Performance is central to my work; it’s where everything comes alive. I see it as a moment of exchange rather than presentation—a space where sound, body, and light interact. I’m interested in creating immersive atmospheres that can transform the perception of time and space, whether through movement, light, or the spatialisation of sound. I like when things stay a bit fragile and unpredictable, when the performance feels alive, breathing. It’s also the moment where I can reconnect with the physicality of sound after the solitude of studio work.

You also collaborate with other musicians; for instance, you have a duo with Masha Ten called Marytronics. Can you talk about these collaborations? 

Collaboration is a very important part of my practice. With Masha Ten, I have a duo called Marytronics, where we explore the intersection between electronic music and early music forms. Masha and I share a similar musical background, which makes our collaboration feel very natural; we think about composition in a comparable way. 

I also collaborate with David Koch, with whom I mostly improvise. He’s produced some of the music for my performances, and I really enjoy the dialogue that happens between our different backgrounds—his more jazz- and pop-oriented approach opens the music in unexpected ways.

Another key collaboration is with Janiv Oron. Together, we created Sweatlodge, a ritual performance developed with Thomas Giger and Niculin Barandun. It reinterprets the ancient tradition of the sweat hut as a space for purification and transformation. The audience is free to move within an immersive environment of light, smoke, and evolving sound, a collective yet deeply personal experience that moves between meditation and intensity. I’ll continue working with Janiv on a new opera project, for which we’ll co-compose the music .

You are also working on a new project, an AV show in collaboration with visual artist Tom Lane. Can you talk about it?

Yes, I’m currently working on a new audiovisual project with the visual artist Tom Lane, titled I Dreamt of Fire. We first met at the 180° Festival in Sofia, where we had to create a small piece together in just three days—that’s where our collaboration began.

The performance unfolds in the bureaucratic world of waiting rooms, using digital simulation and hallucination to explore fear and uncertainty. It blends tense soundscapes with shifting visuals, moving through anxiety toward acceptance. Fire becomes both a symbol of danger and renewal—destruction and rebirth at the same time.

There is also a new solo album in the works, called What Remains After Desire. What are the conceptual & aesthetic leanings of this record?
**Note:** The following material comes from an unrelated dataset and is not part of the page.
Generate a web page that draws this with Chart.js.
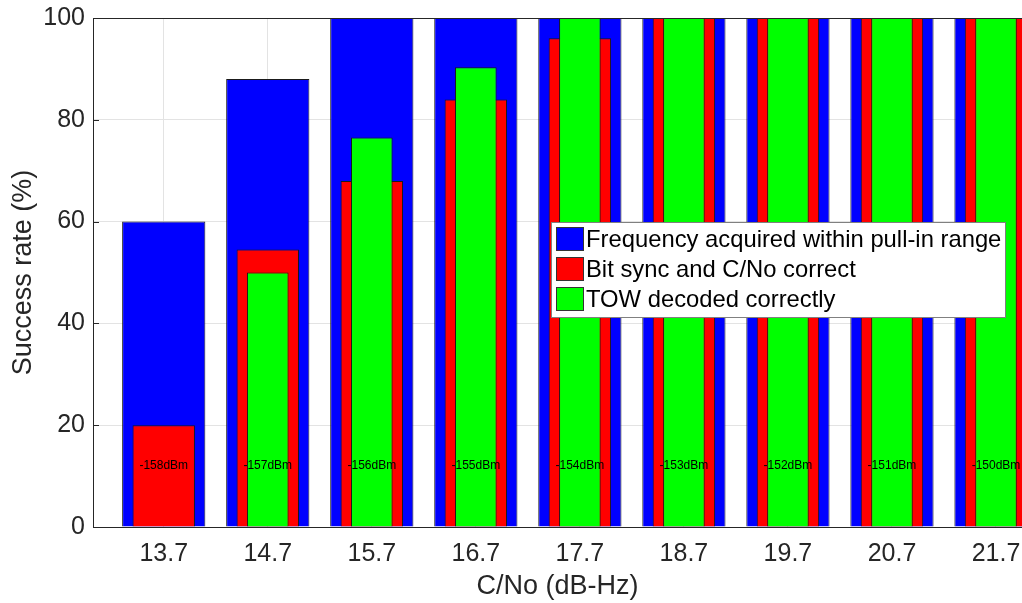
<!DOCTYPE html>
<html>
<head>
<meta charset="utf-8">
<script src="https://cdn.jsdelivr.net/npm/chart.js@4.4.1/dist/chart.umd.min.js"></script>
<style>
  body { margin: 0; background: #fff; }
  #wrap { width: 1022px; height: 603px; overflow: hidden; }
</style>
</head>
<body>
<div id="wrap"><canvas id="chart" width="1022" height="603"></canvas></div>
<script>
// C/No values (dB-Hz) and the matching received power labels
const cnoValues = [13.7, 14.7, 15.7, 16.7, 17.7, 18.7, 19.7, 20.7, 21.7];
const powerLabels = ['-158dBm', '-157dBm', '-156dBm', '-155dBm', '-154dBm', '-153dBm', '-152dBm', '-151dBm', '-150dBm'];

// success rates in %
const freqAcquired = [60, 88, 100, 100, 100, 100, 100, 100, 100];
const bitSyncOk = [20, 54.5, 68, 84, 96, 100, 100, 100, 100];
const towDecoded = [0, 50, 76.5, 90.3, 100, 100, 100, 100, 100];

const seriesNames = [
    'Frequency acquired within pull-in range',
    'Bit sync and C/No correct',
    'TOW decoded correctly'
];
const seriesColors = ['#0000ff', '#ff0000', '#00ff00'];

const labelLevel = 12; // % height where the dBm text sits
const textColor = '#262626';
const fontFamily = '"Liberation Sans", Arial, Helvetica, sans-serif';

function toPoints(values) {
    return cnoValues.map((x, i) => ({x: x, y: values[i]}));
}

const ctx = document.getElementById('chart');

// top frame line, dBm labels, inward ticks and the legend box
const extras = {
    id: 'extras',
    afterDatasetsDraw(chart) {
        const c = chart.ctx;
        const area = chart.chartArea;
        const xs = chart.scales.x;
        const ys = chart.scales.y;

        c.save();
        c.font = '12px ' + fontFamily;
        c.fillStyle = '#000';
        c.textAlign = 'center';
        c.textBaseline = 'middle';
        powerLabels.forEach((t, i) => {
            c.fillText(t, xs.getPixelForValue(cnoValues[i]), ys.getPixelForValue(labelLevel));
        });

        c.strokeStyle = textColor;
        c.lineWidth = 1;
        c.beginPath();
        c.moveTo(area.left, area.top + 0.5);
        c.lineTo(area.right, area.top + 0.5);
        [20, 40, 60, 80].forEach(v => {
            const y = Math.round(ys.getPixelForValue(v)) + 0.5;
            c.moveTo(area.left, y);
            c.lineTo(area.left + 6, y);
        });
        c.stroke();
        c.restore();
    },
    afterDraw(chart) {
        const c = chart.ctx;
        const box = {x: 551, y: 222, w: 454, h: 95};
        c.save();
        c.fillStyle = '#fff';
        c.fillRect(box.x, box.y, box.w, box.h);
        c.strokeStyle = '#808080';
        c.lineWidth = 1;
        c.strokeRect(box.x + 0.5, box.y + 0.5, box.w, box.h);

        c.font = '23.8px ' + fontFamily;
        c.textBaseline = 'middle';
        c.textAlign = 'left';
        seriesNames.forEach((name, i) => {
            const top = box.y + 5 + i * 30;
            c.fillStyle = seriesColors[i];
            c.fillRect(box.x + 5, top, 27, 23);
            c.strokeStyle = '#333';
            c.strokeRect(box.x + 5.5, top + 0.5, 27, 23);
            c.fillStyle = '#000';
            c.fillText(name, box.x + 35, top + 13);
        });
        c.restore();
    }
};

new Chart(ctx, {
    type: 'bar',
    data: {
        datasets: [
            {
                label: seriesNames[0],
                data: toPoints(freqAcquired),
                backgroundColor: seriesColors[0],
                barPercentage: 0.8,
                order: 3
            },
            {
                label: seriesNames[1],
                data: toPoints(bitSyncOk),
                backgroundColor: seriesColors[1],
                barPercentage: 0.6,
                order: 2
            },
            {
                label: seriesNames[2],
                data: toPoints(towDecoded),
                backgroundColor: seriesColors[2],
                barPercentage: 0.4,
                order: 1
            }
        ]
    },
    options: {
        responsive: false,
        animation: false,
        layout: {padding: {top: 18, right: 0, left: 0, bottom: 0}},
        datasets: {
            bar: {
                grouped: false,
                categoryPercentage: 1,
                borderColor: '#1a1a1a',
                borderWidth: 1,
                borderSkipped: 'start'
            }
        },
        scales: {
            x: {
                type: 'linear',
                offset: false,
                min: 13.02,
                max: 21.95,
                afterBuildTicks(scale) {
                    scale.ticks = cnoValues.map(v => ({value: v}));
                },
                afterFit(scale) {
                    scale.height = 76;
                    scale.paddingLeft = 0;
                    scale.paddingRight = 0;
                },
                ticks: {
                    autoSkip: false,
                    maxRotation: 0,
                    padding: 12,
                    color: textColor,
                    font: {family: fontFamily, size: 25},
                    callback: v => v.toFixed(1)
                },
                grid: {color: '#e3e3e3', drawTicks: false, offset: false},
                border: {color: textColor, width: 1},
                title: {
                    display: true,
                    text: 'C/No (dB-Hz)',
                    color: textColor,
                    font: {family: fontFamily, size: 27},
                    padding: {top: 4, bottom: 0}
                }
            },
            y: {
                min: 0,
                max: 100,
                afterFit(scale) {
                    scale.width = 93;
                    scale.paddingTop = 0;
                    scale.paddingBottom = 0;
                },
                ticks: {
                    stepSize: 20,
                    padding: 8,
                    color: textColor,
                    font: {family: fontFamily, size: 25}
                },
                grid: {color: '#e3e3e3', drawTicks: false},
                border: {color: textColor, width: 1},
                title: {
                    display: true,
                    text: 'Success rate (%)',
                    color: textColor,
                    font: {family: fontFamily, size: 27},
                    padding: {top: 7, bottom: 0}
                }
            }
        },
        plugins: {
            legend: {display: false},
            tooltip: {enabled: false}
        }
    },
    plugins: [extras]
});
</script>
</body>
</html>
The title suggests an afterglow—an after-effect of something profound and what’s left of it. 

What Remains After Desire was born from the calm that follows intensity, when longing and passion fade, leaving space for something more fragile and essential. The music explores what stays once desire’s urgency dissolves: vulnerability, fatigue, and intimacy as new forms of strength.

This new work is shaped by the influence of songs and arias—the expressive voice as a place of emotion and release. The EP will be released digitally in early 2026, followed by a full album in the autumn, supported by my dear friends Noémi Büchi and Nik Schärer, and released on the Swiss label –OUS.